Part of the reason that I started this blog was so that I could think things out in writing in a free-form way and get a better handle on what I'm feeling and why. As I go I put in the information that I think will be helpful to myself (and other INTPs) in the future.

Right now I'm feeling really pretty good. That's nice because I haven't felt "right" for a few weeks now. I have a simple action plan for the next few hours now that I'm "coming out of it". This is a technique I've used for a while and really seems to get me back on the right track.

The image at right is a sketchnote from one of my notebooks showing how I do this process. Essentially it is broken into four parts:
  1. Gather everything. All the papers, notebooks, files, folders, notepads, post-it notes, print-outs of digital files, receipts, budget files. Everything. 
  2. Stop the distractions and just look at it all in an effort to see patterns. As I think about it all I begin to make notes or draw mind maps of the structure.
  3. Then I sort it all. The goal here is not to start doing work, it's to get everything in the right place. I am not doing something with the stuff, rather I'm doing something to the stuff so that it all makes sense.
  4. At this point it's starting to cohere into a reasonable system. Now I can start actually doing something with the stuff. The last panel shows different ways to begin with each item. The goal is not just to have stuff, but to make that stuff work for me and what I want. 
That last sentence is really key to the whole thing. If I am going to really get rolling on a task or project then I have to be doing it because I want to do it. I have a very hard time moving forward if I am being forced or coerced to do something - even if I am the one "forcing" or "coercing" myself. In essence, I have to find a real and interesting reason to move forward. Otherwise I see right through it all, hate the task, and put it off forever. 

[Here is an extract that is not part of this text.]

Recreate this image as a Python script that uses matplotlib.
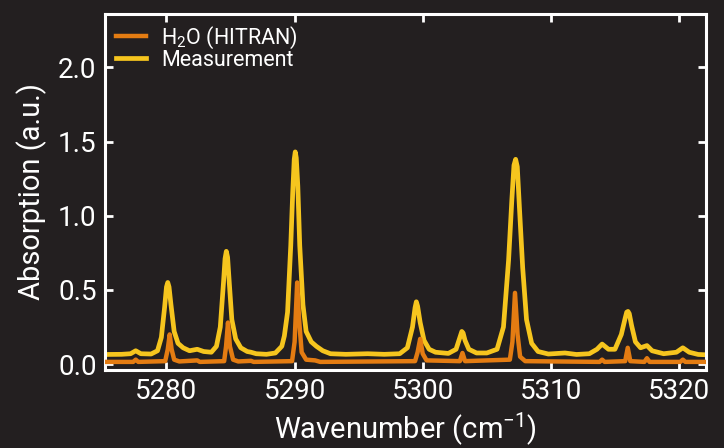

Next, I have to have a way of doing the item that helps me work in the most effective way for myself and my unique INTP personality type. That will come later, but for now it's all about processing all the "stuff" I have sitting around. Why am I going to do this? 
  1. Because I want to get the emotional weight of it off my back.
  2. Because there are important things that I can't start until I get this broken out.
  3. Because if I don't get moving I'm going to be stuck here forever. 
And that #3 item there is enough to make me get moving. The first step is to "gather everything" and sort it into piles of stuff in general categories. It doesn't matter that each pile is internally disorganized. Just put all the stuff related to project A in a pile and all the things to research topic 134 in another pile, etc.

Okay, now my office is a disaster. :-) I have piles of stuff everywhere and each pile is its own category of "stuff" which is itself disorganized. That's okay.

At that point I can prioritize a bit and pick the one pile of stuff that I feel is the most important at this point in time. Now I will begin to really go through the above process for that pile. The sub-ideas in the sketchnote become really important and what do you know, now I'm actually working again!